Prompt: Transcribe each line of the material as it is, and drop any picture.

Collected data:

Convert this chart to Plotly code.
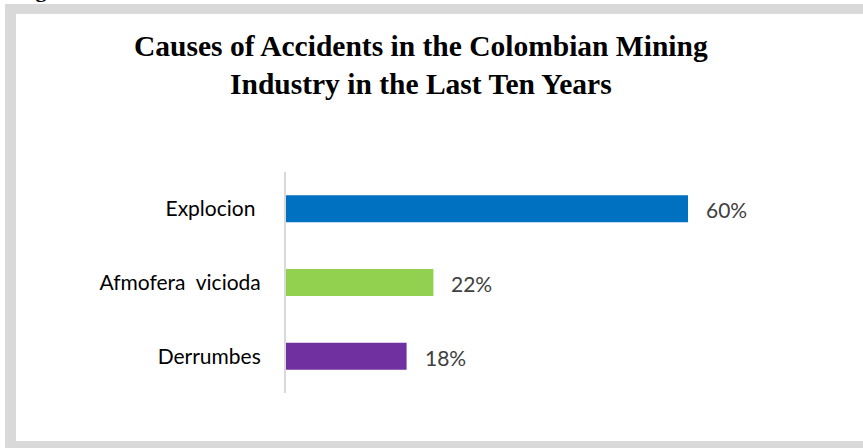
import plotly.graph_objects as go

# Data
categories = ["Explocion\u00a0", "Afmofera\u00a0 vicioda", "Derrumbes"]
values = [60, 22, 18]
colors = ["#0070C0", "#92D050", "#7030A0"]
value_labels = ["60%", "22%", "18%"]
title_text = "<b>Causes of Accidents in the Colombian Mining<br>Industry in the Last Ten Years</b>"

W, H = 863, 448
# plot area in pixels
L, R, T, B = 286, 755, 172, 393
X_MAX = 70


def px(x):
    return (x - L) / (R - L)


def py(y):
    return (B - y) / (B - T)


fig = go.Figure()
fig.add_trace(go.Bar(
    x=values,
    y=categories,
    orientation="h",
    marker=dict(color=colors, line=dict(width=0)),
    width=0.367,
    hoverinfo="skip",
))

annotations = []
for cat, v, lab in zip(categories, values, value_labels):
    annotations.append(dict(
        x=v, y=cat, xref="x", yref="y", text=lab, showarrow=False,
        xanchor="left", yanchor="middle", xshift=16, yshift=-1,
        font=dict(family="Lato", size=21, color="#404040"),
    ))

# chart title
annotations.append(dict(
    x=px(421), y=py(28), xref="paper", yref="paper",
    text=title_text, showarrow=False, xanchor="center", yanchor="top",
    align="center",
    font=dict(family="Liberation Serif", size=29.5, color="#000000"),
))

# caption above the frame (mostly outside the page)
annotations.append(dict(
    x=px(14), y=py(4), xref="paper", yref="paper",
    text="<b>Figure 1</b>", showarrow=False, xanchor="left", yanchor="bottom",
    font=dict(family="Liberation Serif", size=22, color="#000000"),
))

shapes = [
    dict(type="rect", xref="paper", yref="paper", layer="below",
         x0=px(5), x1=px(880), y0=py(4), y1=py(470),
         fillcolor="#d9d9d9", line=dict(width=0)),
    dict(type="rect", xref="paper", yref="paper", layer="below",
         x0=px(16), x1=px(880), y0=py(14), y1=py(441),
         fillcolor="#ffffff", line=dict(width=0)),
]

fig.update_layout(
    width=W, height=H,
    margin=dict(l=L, r=W - R, t=T, b=H - B, pad=0),
    paper_bgcolor="#ffffff",
    plot_bgcolor="rgba(0,0,0,0)",
    showlegend=False,
    annotations=annotations,
    shapes=shapes,
    xaxis=dict(range=[0, X_MAX], visible=False, fixedrange=True),
    yaxis=dict(
        type="category",
        categoryorder="array", categoryarray=categories,
        range=[2.5, -0.5],
        showline=True, linecolor="#d9d9d9", linewidth=2,
        showgrid=False, zeroline=False,
        ticks="outside", ticklen=19, tickcolor="rgba(0,0,0,0)",
        tickfont=dict(family="Lato", size=21, color="#000000"),
        fixedrange=True,
    ),
)

fig.write_html("out.html")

The answer:
Convert this chart to Plotly code.
import plotly.graph_objects as go

# Data
categories = ["Explocion\u00a0", "Afmofera\u00a0 vicioda", "Derrumbes"]
values = [60, 22, 18]
colors = ["#0070C0", "#92D050", "#7030A0"]
value_labels = ["60%", "22%", "18%"]
title_text = "<b>Causes of Accidents in the Colombian Mining<br>Industry in the Last Ten Years</b>"

W, H = 863, 448
# plot area in pixels
L, R, T, B = 286, 755, 172, 393
X_MAX = 70


def px(x):
    return (x - L) / (R - L)


def py(y):
    return (B - y) / (B - T)


fig = go.Figure()
fig.add_trace(go.Bar(
    x=values,
    y=categories,
    orientation="h",
    marker=dict(color=colors, line=dict(width=0)),
    width=0.367,
    hoverinfo="skip",
))

annotations = []
for cat, v, lab in zip(categories, values, value_labels):
    annotations.append(dict(
        x=v, y=cat, xref="x", yref="y", text=lab, showarrow=False,
        xanchor="left", yanchor="middle", xshift=16, yshift=-1,
        font=dict(family="Lato", size=21, color="#404040"),
    ))

# chart title
annotations.append(dict(
    x=px(421), y=py(28), xref="paper", yref="paper",
    text=title_text, showarrow=False, xanchor="center", yanchor="top",
    align="center",
    font=dict(family="Liberation Serif", size=29.5, color="#000000"),
))

# caption above the frame (mostly outside the page)
annotations.append(dict(
    x=px(14), y=py(4), xref="paper", yref="paper",
    text="<b>Figure 1</b>", showarrow=False, xanchor="left", yanchor="bottom",
    font=dict(family="Liberation Serif", size=22, color="#000000"),
))

shapes = [
    dict(type="rect", xref="paper", yref="paper", layer="below",
         x0=px(5), x1=px(880), y0=py(4), y1=py(470),
         fillcolor="#d9d9d9", line=dict(width=0)),
    dict(type="rect", xref="paper", yref="paper", layer="below",
         x0=px(16), x1=px(880), y0=py(14), y1=py(441),
         fillcolor="#ffffff", line=dict(width=0)),
]

fig.update_layout(
    width=W, height=H,
    margin=dict(l=L, r=W - R, t=T, b=H - B, pad=0),
    paper_bgcolor="#ffffff",
    plot_bgcolor="rgba(0,0,0,0)",
    showlegend=False,
    annotations=annotations,
    shapes=shapes,
    xaxis=dict(range=[0, X_MAX], visible=False, fixedrange=True),
    yaxis=dict(
        type="category",
        categoryorder="array", categoryarray=categories,
        range=[2.5, -0.5],
        showline=True, linecolor="#d9d9d9", linewidth=2,
        showgrid=False, zeroline=False,
        ticks="outside", ticklen=19, tickcolor="rgba(0,0,0,0)",
        tickfont=dict(family="Lato", size=21, color="#000000"),
        fixedrange=True,
    ),
)

fig.write_html("out.html")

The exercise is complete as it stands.